Thursday, September 17, 2015

TIFF 2015: Looking For Grace

Looking For Grace opens with gorgeous views along a highway in Western Australia that look as if they have been painted. It tells the story of Grace (Odessa Young, who shyly appeared before the film), a teenager who has stolen money from her parents and taken a bus trip with a friend to see a concert in a far-off town. We see the story in fragments from each of several perspectives, and for a while we're not very clear on exactly what is going on. The beautiful colour of the countryside is in contrast to the stark whiteness of the mother's home (and it's clearly the mother's choice of decorating), and the runaway has disturbed the mother only a little more than the couch that needs cleaning.

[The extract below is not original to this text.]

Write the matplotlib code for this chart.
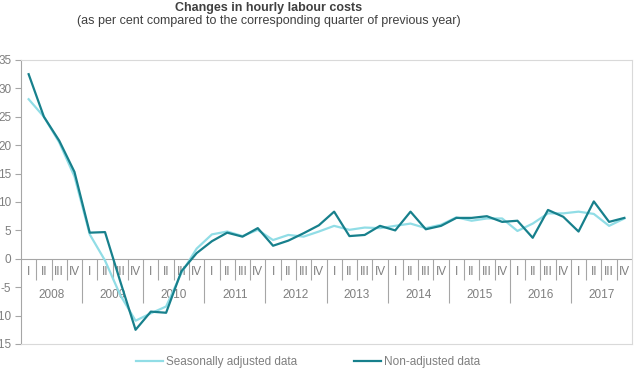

As the pieces fill in we learn about the relationships among Grace and her parents, and meet the police investigator assigned to the case. I think the vastness of the Australian landscape underscores the distances separating each of the three family members from each other. One of the audience questions pointed out that seeing Grace in different seats in the family car can be seen as representing her struggle with entering adulthood (now she's a child, now she's a woman), which director Sue Brooks thought was quite insightful.

The pace of the film matches that of a cross-country bus trip: some stretches of little action, with some poignant beauty throughout, and the occasional scene that grabs you suddenly.